Pub Date: July 7th, 2026
ISBN: 9780812994025
Publisher: Random House

In this exquisitely tailored collection of five stories, Ruskovich plumbs the depths of mystery, memory, and the quiet grief of intimacy.

It’s been almost a decade since Ruskovich published her debut novel, Idaho (2017), a lyrical, kaleidoscopic narrative about the murder of a young girl. Her new collection is quieter in theme, but still probes doubt, grief, and challenging family dynamics with her signature grace and care. Like Idaho, this book has a compelling slipperiness, both in time and reality. Ruskovich’s characters are often in two places in time at once, and she expertly weaves memory and observation to fuse the past and present together. In some stories, this quality mimics a character’s experience of instability. For instance, in “Victor’s Room,” Rebecca questions her husband’s origin story and must grapple with how the truth reshapes their shared life, both in the present and in her memory of their meeting.
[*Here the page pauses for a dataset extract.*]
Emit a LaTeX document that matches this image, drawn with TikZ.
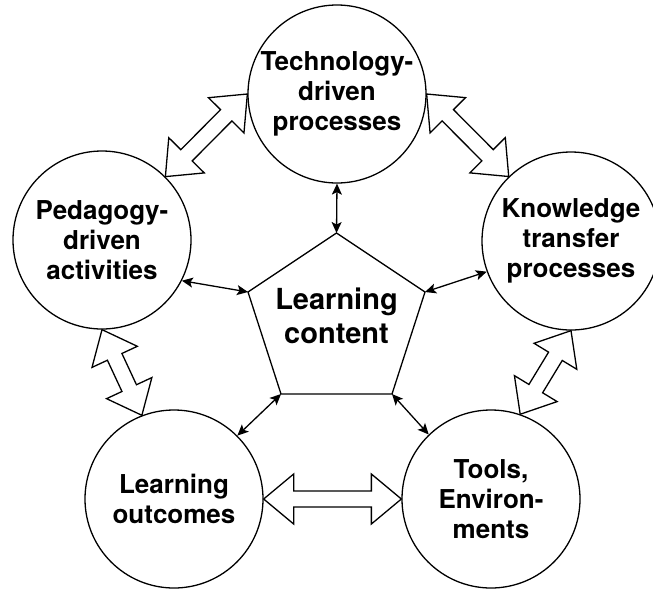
\documentclass[tikz,border=0pt]{standalone}
\usepackage{fontspec}
\setmainfont{TeX Gyre Heros}
\usetikzlibrary{arrows.meta,calc}

\tikzset{
  topic/.style={draw, circle, line width=1.3pt, minimum size=178pt, inner sep=0pt,
    align=center, font=\fontsize{26}{30}\selectfont\bfseries},
  core/.style={align=center, font=\fontsize{29}{34}\selectfont\bfseries},
  link/.style={line width=1.3pt,
    {Stealth[length=11pt,width=10pt,inset=2.5pt]}-{Stealth[length=11pt,width=10pt,inset=2.5pt]}},
  fatbody/.style={draw, line width=1.3pt, fill=white, line join=miter}
}

\newcommand{\fatarrow}[2]{%
  \draw[fatbody] (#1)
    -- ($(#1)!30pt!(#2)!25pt!90:(#2)$)
    -- ($(#1)!30pt!(#2)!8pt!90:(#2)$)
    -- ($(#2)!30pt!(#1)!8pt!-90:(#1)$)
    -- ($(#2)!30pt!(#1)!25pt!-90:(#1)$)
    -- (#2)
    -- ($(#2)!30pt!(#1)!25pt!90:(#1)$)
    -- ($(#2)!30pt!(#1)!8pt!90:(#1)$)
    -- ($(#1)!30pt!(#2)!8pt!-90:(#2)$)
    -- ($(#1)!30pt!(#2)!25pt!-90:(#2)$)
    -- cycle;}

\begin{document}
\begin{tikzpicture}[x=1pt,y=-1pt]
    \useasboundingbox (0,0) rectangle (653,590);

    \node[topic] (tech) at (337,94) {Technology-\\driven\\processes};
    \node[topic] (ped) at (102,240) {Pedagogy-\\driven\\activities};
    \node[topic] (know) at (571,241) {Knowledge\\transfer\\processes};
    \node[topic] (lo) at (174,499) {Learning\\outcomes};
    \node[topic] (tools) at (491,499) {Tools,\\Environ-\\ments};

    \coordinate (p1) at (336.5,233);
    \coordinate (p2) at (248,292);
    \coordinate (p3) at (281,394);
    \coordinate (p4) at (392,394);
    \coordinate (p5) at (425,292);
    \draw[line width=1.3pt, line join=miter] (p1) -- (p2) -- (p3) -- (p4) -- (p5) -- cycle;
    \node[core] (lc) at (336.5,316) {Learning\\content};

    \draw[link] (tech.270) -- (p1);
    \draw[link] (ped.-27) -- (p2);
    \draw[link] (know.200) -- (p5);
    \draw[link] (lo.45) -- (p3);
    \draw[link] (tools.134) -- (p4);

    \fatarrow{ped.45}{tech.180}
    \fatarrow{tech.0}{know.134}
    \fatarrow{ped.270}{lo.111}
    \fatarrow{know.270}{tools.71}
    \fatarrow{lo.0}{tools.180}

\end{tikzpicture}
\end{document}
As the collection progresses, the slippery qualities of narrative apply themselves to the idea of what is real and what is possible. In “I Heard You Singing,” Will regains his intuitive ability to locate people in danger after grieving the unexpected death of his brother. And in the title story, a young girl discovers she can skim the reflection from the surface of a water pail in a goat pen. “Earlier and earlier she rose, and came out to pluck the skin from the surface of the water, to hold it shimmering in her hands, to spread the reflection out upon the boulder,” Ruskovich writes. “She watched it become the stone. The stone became the memory of the water. The stone became the trees, the sky, the past itself.” Much like Ruskovich’s writing, the boulder becomes a palimpsest—a strange, pleasurable embodiment of mysteries layered one on top of the other.

A portal to a haunting, liminal Pacific Northwest.